Brussels airport has partially reopened to passenger flights, nearly two weeks after the city’s terrorist attacks which killed over 30 people.
Three “symbolic” flights departed the airport bound for Faro, Turin and Athens on Sunday, with passengers using a temporary check-in area.
The airport said that “the number of flights will be gradually increased and passengers flights will also land at Brussels airport” in the coming days, up to the maximum capacity of the temporary facilities of 800 departing passengers per hour.

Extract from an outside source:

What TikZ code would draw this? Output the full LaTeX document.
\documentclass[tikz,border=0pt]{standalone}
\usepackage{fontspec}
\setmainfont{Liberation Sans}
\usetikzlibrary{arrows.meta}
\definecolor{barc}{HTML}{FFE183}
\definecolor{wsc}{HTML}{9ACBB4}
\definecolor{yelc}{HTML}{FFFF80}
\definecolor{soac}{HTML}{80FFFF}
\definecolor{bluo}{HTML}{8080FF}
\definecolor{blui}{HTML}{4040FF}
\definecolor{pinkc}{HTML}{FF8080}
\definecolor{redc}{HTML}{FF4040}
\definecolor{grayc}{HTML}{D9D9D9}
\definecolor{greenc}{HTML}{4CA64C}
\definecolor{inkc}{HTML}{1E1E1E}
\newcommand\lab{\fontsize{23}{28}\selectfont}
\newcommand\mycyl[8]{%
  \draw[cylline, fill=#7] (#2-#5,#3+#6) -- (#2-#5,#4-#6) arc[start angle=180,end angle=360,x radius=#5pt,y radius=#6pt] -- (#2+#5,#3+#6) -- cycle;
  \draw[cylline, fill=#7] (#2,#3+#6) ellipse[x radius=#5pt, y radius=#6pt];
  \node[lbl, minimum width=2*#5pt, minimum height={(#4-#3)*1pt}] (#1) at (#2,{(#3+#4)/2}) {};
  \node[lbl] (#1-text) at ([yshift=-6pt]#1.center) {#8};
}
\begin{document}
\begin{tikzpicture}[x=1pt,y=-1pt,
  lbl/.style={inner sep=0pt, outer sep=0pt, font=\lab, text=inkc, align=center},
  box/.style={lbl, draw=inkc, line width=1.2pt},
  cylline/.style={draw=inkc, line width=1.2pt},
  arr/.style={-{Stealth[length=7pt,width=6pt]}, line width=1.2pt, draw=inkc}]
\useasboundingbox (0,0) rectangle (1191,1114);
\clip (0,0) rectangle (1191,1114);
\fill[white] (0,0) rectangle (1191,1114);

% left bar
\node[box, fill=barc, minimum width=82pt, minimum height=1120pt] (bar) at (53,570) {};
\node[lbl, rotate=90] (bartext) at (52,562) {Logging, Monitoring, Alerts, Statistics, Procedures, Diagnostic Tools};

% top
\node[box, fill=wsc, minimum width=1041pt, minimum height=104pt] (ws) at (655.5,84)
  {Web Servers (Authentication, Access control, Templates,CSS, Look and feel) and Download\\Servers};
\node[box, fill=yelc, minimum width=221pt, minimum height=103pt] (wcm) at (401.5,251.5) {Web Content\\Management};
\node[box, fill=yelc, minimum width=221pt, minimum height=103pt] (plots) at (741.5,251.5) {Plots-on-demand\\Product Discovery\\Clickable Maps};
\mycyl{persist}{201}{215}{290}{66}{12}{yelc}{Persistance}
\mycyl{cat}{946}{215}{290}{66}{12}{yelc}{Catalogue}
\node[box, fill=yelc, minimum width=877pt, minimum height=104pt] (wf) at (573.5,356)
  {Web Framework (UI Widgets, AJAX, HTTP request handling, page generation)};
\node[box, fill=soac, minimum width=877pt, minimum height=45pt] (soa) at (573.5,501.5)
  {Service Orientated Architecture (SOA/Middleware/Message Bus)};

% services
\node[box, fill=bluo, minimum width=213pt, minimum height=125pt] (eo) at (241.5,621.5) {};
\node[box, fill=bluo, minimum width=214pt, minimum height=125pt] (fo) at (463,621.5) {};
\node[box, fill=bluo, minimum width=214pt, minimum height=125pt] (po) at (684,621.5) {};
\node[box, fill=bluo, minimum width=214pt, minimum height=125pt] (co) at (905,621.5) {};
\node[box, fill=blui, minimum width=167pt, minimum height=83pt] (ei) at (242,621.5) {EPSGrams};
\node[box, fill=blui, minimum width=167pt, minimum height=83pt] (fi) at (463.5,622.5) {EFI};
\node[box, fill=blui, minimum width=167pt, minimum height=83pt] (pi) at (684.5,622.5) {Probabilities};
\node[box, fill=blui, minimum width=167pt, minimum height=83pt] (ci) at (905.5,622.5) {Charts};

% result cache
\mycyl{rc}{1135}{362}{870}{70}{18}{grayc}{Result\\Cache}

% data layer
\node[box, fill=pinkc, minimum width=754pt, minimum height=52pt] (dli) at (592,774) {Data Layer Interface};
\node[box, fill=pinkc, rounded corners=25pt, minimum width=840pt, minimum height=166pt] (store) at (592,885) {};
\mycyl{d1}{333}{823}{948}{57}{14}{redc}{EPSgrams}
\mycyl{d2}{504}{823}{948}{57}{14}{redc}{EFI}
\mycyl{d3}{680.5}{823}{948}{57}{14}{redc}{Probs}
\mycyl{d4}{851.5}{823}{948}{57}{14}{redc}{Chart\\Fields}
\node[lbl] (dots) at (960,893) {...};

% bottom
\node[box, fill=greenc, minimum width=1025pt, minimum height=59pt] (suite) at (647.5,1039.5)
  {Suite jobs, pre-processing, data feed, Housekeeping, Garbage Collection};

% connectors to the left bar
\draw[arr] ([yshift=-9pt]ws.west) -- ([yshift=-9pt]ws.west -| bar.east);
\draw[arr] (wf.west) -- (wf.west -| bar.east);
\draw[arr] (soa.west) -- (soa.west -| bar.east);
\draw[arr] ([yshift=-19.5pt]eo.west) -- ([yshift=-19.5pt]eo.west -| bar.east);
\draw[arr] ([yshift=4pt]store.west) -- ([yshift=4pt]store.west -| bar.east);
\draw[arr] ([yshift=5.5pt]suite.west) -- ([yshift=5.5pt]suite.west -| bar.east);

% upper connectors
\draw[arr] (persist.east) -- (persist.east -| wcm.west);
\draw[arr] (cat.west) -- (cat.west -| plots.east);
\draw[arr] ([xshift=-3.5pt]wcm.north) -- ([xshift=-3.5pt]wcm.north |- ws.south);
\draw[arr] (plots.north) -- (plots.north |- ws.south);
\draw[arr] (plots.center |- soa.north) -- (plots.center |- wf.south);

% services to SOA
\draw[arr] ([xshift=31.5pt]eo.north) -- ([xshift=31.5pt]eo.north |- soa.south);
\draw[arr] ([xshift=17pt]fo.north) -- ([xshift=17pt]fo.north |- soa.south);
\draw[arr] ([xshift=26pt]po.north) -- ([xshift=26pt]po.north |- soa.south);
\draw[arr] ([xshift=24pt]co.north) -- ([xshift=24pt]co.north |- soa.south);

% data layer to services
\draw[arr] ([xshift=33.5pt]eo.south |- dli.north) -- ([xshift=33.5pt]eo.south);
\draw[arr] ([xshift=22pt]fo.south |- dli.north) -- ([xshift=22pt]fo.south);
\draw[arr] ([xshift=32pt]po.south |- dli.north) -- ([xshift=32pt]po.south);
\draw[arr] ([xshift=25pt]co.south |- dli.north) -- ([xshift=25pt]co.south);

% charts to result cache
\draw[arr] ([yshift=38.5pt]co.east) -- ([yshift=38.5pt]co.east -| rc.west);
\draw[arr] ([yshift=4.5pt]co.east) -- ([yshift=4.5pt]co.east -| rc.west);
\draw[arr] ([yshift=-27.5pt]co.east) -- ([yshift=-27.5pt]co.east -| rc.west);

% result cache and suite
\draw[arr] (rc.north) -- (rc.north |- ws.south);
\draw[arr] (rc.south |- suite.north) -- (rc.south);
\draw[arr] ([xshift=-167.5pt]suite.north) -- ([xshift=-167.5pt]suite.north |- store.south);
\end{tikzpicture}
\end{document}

While the check-in area of the airport was badly damaged by the attacks, the arrivals halls was “only slightly damaged”, and repairs have already been made meaning arriving passengers will be able to collect their luggage from the baggage reclaim area and leave via the arrivals hall.

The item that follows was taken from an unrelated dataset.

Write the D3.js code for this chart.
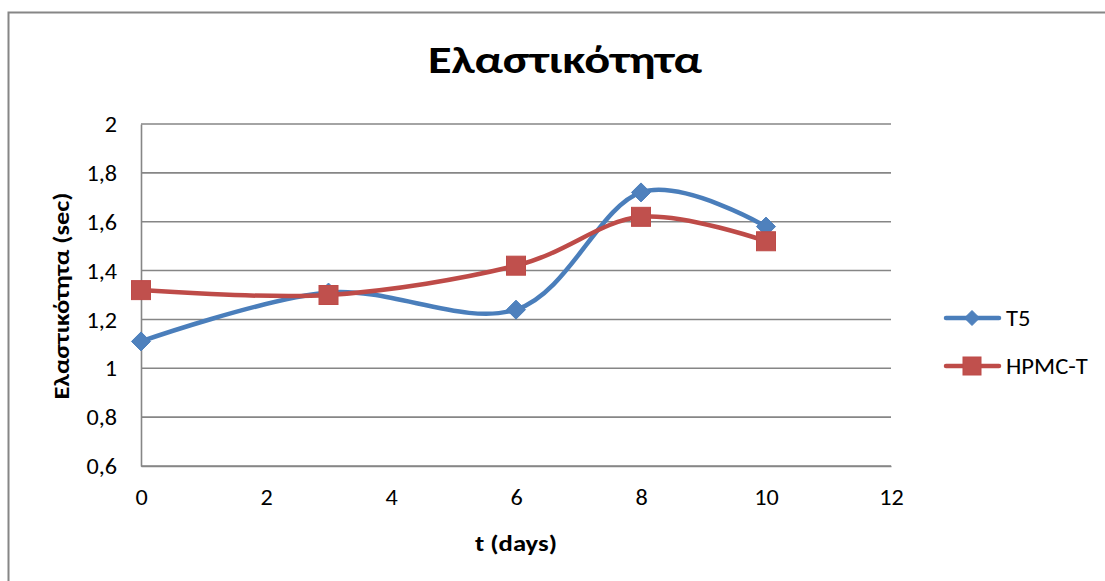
<!DOCTYPE html>
<html>
<head>
<meta charset="utf-8">
<script src="https://cdn.jsdelivr.net/npm/d3@7"></script>
<style>
  html, body { margin: 0; padding: 0; background: #fff; }
  svg { display: block; }
  text { font-family: Carlito, Calibri, Lato, "Open Sans", sans-serif; fill: #000; }
</style>
</head>
<body>
<svg id="chart" width="1105" height="581"></svg>
<script>
// Elasticity measurements over storage time
const days = [0, 3, 6, 8, 10];
const t5Values = [1.11, 1.31, 1.24, 1.72, 1.58];
const hpmcValues = [1.32, 1.30, 1.42, 1.62, 1.52];
const seriesNames = ["T5", "HPMC-T"];
const xTicks = [0, 2, 4, 6, 8, 10, 12];
const yTicks = [0.6, 0.8, 1.0, 1.2, 1.4, 1.6, 1.8, 2.0];

const series = [
  { name: seriesNames[0], values: t5Values, line: "#4A7EBB", fill: "#4F81BD", marker: "diamond" },
  { name: seriesNames[1], values: hpmcValues, line: "#BE4B48", fill: "#C0504D", marker: "square" }
];

const svg = d3.select("#chart");

// Widen glyphs horizontally by factor k, keeping the anchor point
function widen(sel, k) {
  sel.each(function () {
    const w = this.getComputedTextLength();
    d3.select(this).attr("textLength", w * k).attr("lengthAdjust", "spacingAndGlyphs");
  });
}
function fitWidth(sel, width) {
  sel.attr("textLength", width).attr("lengthAdjust", "spacingAndGlyphs");
}

// Chart-area frame (extends past the right and bottom edges)
svg.append("rect")
  .attr("x", 8.5).attr("y", 12.5)
  .attr("width", 1200).attr("height", 700)
  .attr("fill", "#fff").attr("stroke", "#868686").attr("stroke-width", 2);

const plot = { left: 141, right: 891, top: 124, bottom: 466 };

const x = d3.scaleLinear().domain([0, 12]).range([plot.left, plot.right]);
const y = d3.scaleLinear().domain([0.6, 2.0]).range([plot.bottom, plot.top]);

const fmt = v => d3.format("~g")(+v.toFixed(1)).replace(".", ",");

// Horizontal gridlines
svg.append("g")
  .selectAll("line")
  .data(yTicks)
  .join("line")
  .attr("x1", plot.left).attr("x2", plot.right)
  .attr("y1", d => y(d)).attr("y2", d => y(d))
  .attr("stroke", "#868686").attr("stroke-width", 1.6);

// Y axis
const yAxis = svg.append("g")
  .attr("transform", `translate(${plot.left},0)`)
  .call(d3.axisLeft(y).tickValues(yTicks).tickFormat(fmt).tickSize(0).tickPadding(24));
yAxis.select(".domain").attr("stroke", "#868686").attr("stroke-width", 1.6);
yAxis.selectAll("text").attr("font-size", 22).attr("dy", "0.35em").call(widen, 1.1);

// X axis
const xAxis = svg.append("g")
  .attr("transform", `translate(0,${plot.bottom})`)
  .call(d3.axisBottom(x).tickValues(xTicks).tickFormat(d3.format("d")).tickSize(0).tickPadding(23));
xAxis.select(".domain").attr("stroke", "#868686").attr("stroke-width", 1.6);
xAxis.selectAll("text").attr("font-size", 22).call(widen, 1.1);

// Title and axis titles
svg.append("text")
  .attr("x", 565).attr("y", 73)
  .attr("text-anchor", "middle")
  .attr("font-size", 38).attr("font-weight", "bold")
  .text("Ελαστικότητα")
  .call(fitWidth, 274);

svg.append("text")
  .attr("x", 516).attr("y", 551)
  .attr("text-anchor", "middle")
  .attr("font-size", 23).attr("font-weight", "bold")
  .text("t (days)")
  .call(fitWidth, 82);

svg.append("text")
  .attr("transform", "translate(69,296) rotate(-90)")
  .attr("text-anchor", "middle")
  .attr("font-size", 23).attr("font-weight", "bold")
  .text("Ελαστικότητα (sec)")
  .call(fitWidth, 207);

// Smoothed series lines
const line = d3.line()
  .x(d => x(d[0]))
  .y(d => y(d[1]))
  .curve(d3.curveCatmullRom.alpha(0));

function drawMarker(g, type, cx, cy, size, s) {
  if (type === "diamond") {
    const r = size / 2;
    g.append("path")
      .attr("d", `M${cx},${cy - r}L${cx + r},${cy}L${cx},${cy + r}L${cx - r},${cy}Z`)
      .attr("fill", s.fill).attr("stroke", s.line).attr("stroke-width", 1);
  } else {
    g.append("rect")
      .attr("x", cx - size / 2).attr("y", cy - size / 2)
      .attr("width", size).attr("height", size)
      .attr("fill", s.fill).attr("stroke", s.line).attr("stroke-width", 1);
  }
}

series.forEach(s => {
  const pts = days.map((d, i) => [d, s.values[i]]);
  const g = svg.append("g");
  g.append("path")
    .attr("d", line(pts))
    .attr("fill", "none")
    .attr("stroke", s.line)
    .attr("stroke-width", 4.5)
    .attr("stroke-linecap", "round");
  pts.forEach(p => {
    drawMarker(g, s.marker, x(p[0]), y(p[1]), 19, s);
  });
});

// Legend
const legendY = [318, 366];
series.forEach((s, i) => {
  const g = svg.append("g");
  g.append("line")
    .attr("x1", 946).attr("x2", 999)
    .attr("y1", legendY[i]).attr("y2", legendY[i])
    .attr("stroke", s.line).attr("stroke-width", 4.5)
    .attr("stroke-linecap", "round");
  drawMarker(g, s.marker, 972, legendY[i], s.marker === "diamond" ? 15 : 18, s);
  g.append("text")
    .attr("x", 1006).attr("y", legendY[i])
    .attr("dy", "0.35em")
    .attr("font-size", 22)
    .text(s.name)
    .call(widen, 1.12);
});
</script>
</body>
</html>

Announcing the partial reopening of the airport CEO Arnaud Feist said that:
“These flights are the first hopeful sign from an airport that is standing up straight after a cowardly attack.

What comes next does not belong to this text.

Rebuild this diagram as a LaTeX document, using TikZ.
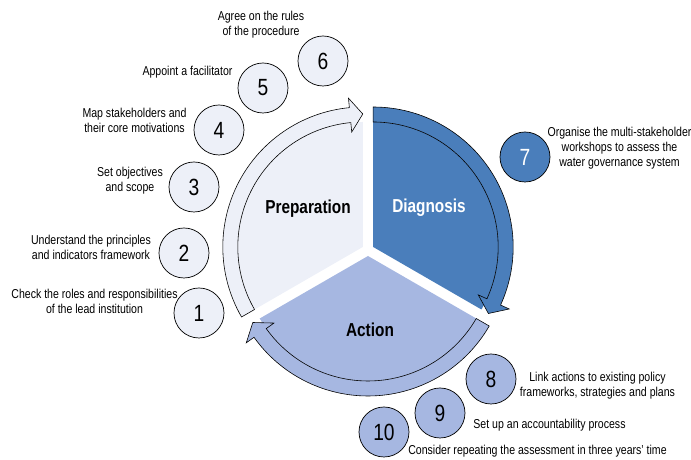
\documentclass[tikz,border=0pt]{standalone}
\usepackage{fontspec}
\setmainfont{Liberation Sans}[FakeStretch=0.82]

\definecolor{prepfill}{HTML}{EDF0F8}
\definecolor{diagfill}{HTML}{4A7EBB}
\definecolor{actfill}{HTML}{A6B7E1}

\tikzset{
	stepnum/.style={circle, draw=black, line width=0.6pt, minimum size=1.5cm, inner sep=0pt, font=\fontsize{20}{20}\selectfont},
	note/.style={align=center, inner sep=0pt, font=\fontsize{11}{12.8}\selectfont},
	phase/.style={font=\fontsize{16}{18}\selectfont\bfseries}
}

\begin{document}
\begin{tikzpicture}[x=0.03cm, y=0.03cm]
	\def\Rin{125}
	\def\Rout{140}
	\def\Rmid{133}
	\def\W{9.5}
	\def\gap{6}

	\useasboundingbox (-368,-210) rectangle (323,250);

	% the three exploded segments, each with its curved arrow
	\foreach \dir/\sa/\col in {150/210/prepfill, 30/90/diagfill, 270/-30/actfill}{
		\pgfmathsetmacro{\ea}{\sa-120}
		\pgfmathsetmacro{\ha}{\ea+5.5}
		\begin{scope}[shift={(\dir:\gap)}]
			\fill[\col]	(0,0) -- (\sa:\Rin) arc[start angle=\sa, end angle=\ea, radius=\Rin] -- cycle;
			\filldraw[fill=\col, draw=black, line width=0.5pt]
				(\sa:\Rout) arc[start angle=\sa, end angle=\ha, radius=\Rout]
				-- (\ha:\Rout+\W) -- (\ea:\Rmid) -- (\ha:\Rin-\W) -- (\ha:\Rin)
				arc[start angle=\ha, end angle=\sa, radius=\Rin] -- cycle;
		\end{scope}
	}

	\node[phase]			(prep) at (-60,41) {Preparation};
	\node[phase, text=white]	(diag) at (61,42) {Diagnosis};
	\node[phase]			(act) at (2,-80) {Action};

	\foreach \n/\x/\y/\col/\tc in {1/-169/-63/prepfill/black, 2/-184/-3/prepfill/black, 3/-174/63/prepfill/black,
		4/-149/120/prepfill/black, 5/-105/162/prepfill/black, 6/-45/189/prepfill/black, 7/157/93/diagfill/white,
		8/123/-129/actfill/black, 9/72/-163/actfill/black, 10/16/-182/actfill/black}
		\node[stepnum, fill=\col, text=\tc] (s\n) at (\x,\y) {\n};

	\node[note] (t1) at (-273.5,-51.5) {Check the roles and responsibilities\\of the lead institution};
	\node[note] (t2) at (-277,2.5) {Understand the principles\\and indicators framework};
	\node[note] (t3) at (-238,69.5) {Set objectives\\and scope};
	\node[note] (t4) at (-233.5,129.5) {Map stakeholders and\\their core motivations};
	\node[note] (t5) at (-180.5,178) {Appoint a facilitator};
	\node[note] (t6) at (-107,225.5) {Agree on the rules\\of the procedure};
	\node[note] (t7) at (251.5,102) {Organise the multi-stakeholder\\workshops to assess the\\water governance system};
	\node[note] (t8) at (229.5,-135.5) {Link actions to existing policy\\frameworks, strategies and plans};
	\node[note] (t9) at (181.5,-175) {Set up an accountability process};
	\node[note] (t10) at (169.5,-201) {Consider repeating the assessment in three years' time};
\end{tikzpicture}
\end{document}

“That we are able to make this start only 12 days after the devastating attacks is a sign of our collective strength at Brussels Airport.”
Other carriers will join Brussels Airlines in restarting flights in the coming days, but Faust recognised that the current limited capacity meant that “not every airline can or wants to return to Brussels Airport”.
“I personally promise that Brussels Airport will do everything in its power to increase as quickly as possible the capacity of our airport and to quickly grow the economic activities of our airport,” he added.
Demolition work has now started on the damaged section of the departures hall, and the airport says that reconstruction will take place in two phases, with the first focusing on “restoring the functionality of several check-in desks”.
It is hoped maximum capacity will be restored before the start of the summer holidays at the end of June / beginning of July.
Passengers can currently only reach the airport by car or taxi, although the airport says that “In the coming days, we will examine the possibility of restarting other means of transport, such as bus and train”.